Of course you do, but that doesn’t mean that you don’t need a little help.
(Note: Octoberfest is a nickname that you’ll only have to hear once, for both of our sakes.)
First, is your costume up to snuff?
Have you actually tried it on? Once, I decided that I was going to go as a crazed Vietnam veteran. I had my camouflage jacket, and my T-shirt with the flag on it, but I felt that I needed a bandanna. A bandanna is a relatively cheap piece of attire, but I felt that there wasn’t enough time to go out and buy one. So, I used one of those cheap, mosaic-y kitchen cloths. I thought that people would be too drunk to notice.
They weren’t. At all. Every conversation I had that evening included the answer to why I was wearing a dish rag on my head. It didn’t ruin the evening for me, but have you ever tried to pick up a girl, only for her to inquire why you added the thing you wipe your stove off with to your wardrobe? I bet you haven’t, because common sense dictates that you wouldn’t do foolish stuff like that.
Don’t skimp on the details, especially if the detail skimping involves you wearing something that falls less into “goofy” and more into “second drawer from the bottom beside the fridge.”
Here’s a picture of me for proof a year’s ruined costume, all because I was too lazy to drive to Wal-Mart. I’m the idiot on the left.

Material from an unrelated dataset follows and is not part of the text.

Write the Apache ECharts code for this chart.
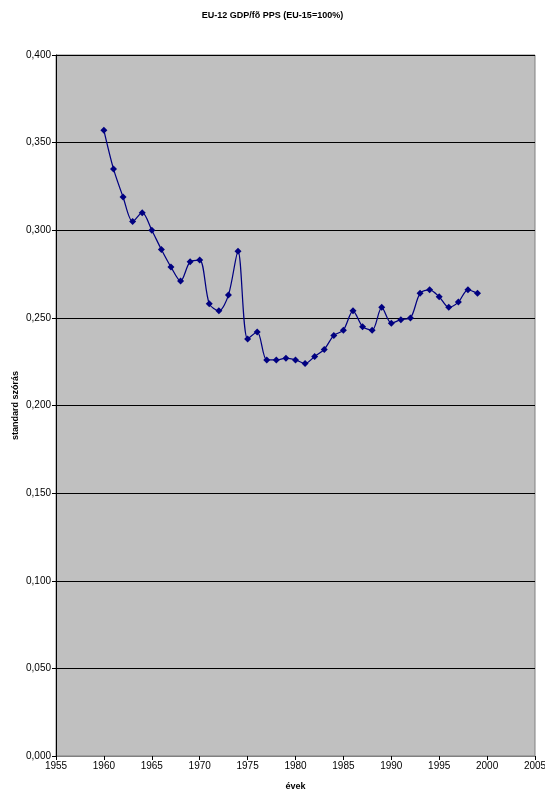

Will you have to explain your costume?
This is always nerve-wracking. Often times, people will dress up in large, gaudy costumes and no one will ask them about it at all. That’s because a pack of fries or a giant penis is pretty self-explanatory. You’re not going as obesity or a symbolic hatred of your father, you’re going as fries or a dong. But if your costumes have a little more room to move your arms in, sometimes people will ask questions.
I’ve seen a guy dress up as Charles Manson, and, from someone who knows what Charles Manson looks like, he did a pretty good job. But not everyone else knew who the Devil’s Hole guy was. Explaining that you dressed up as the man who killed Roman Polanski’s wife can be socially shattering, unless you’re in the right, bizarre company. The key to a great Halloween costume is something that fits you, combined with something that is accessible to others, especially if your party doesn’t have a specific theme and is just “Drink until you’re in someone else’s bed,” which leads me to my next point.
From the practical to the metal, we’ve got you covered for your last minute Halloween party checklist…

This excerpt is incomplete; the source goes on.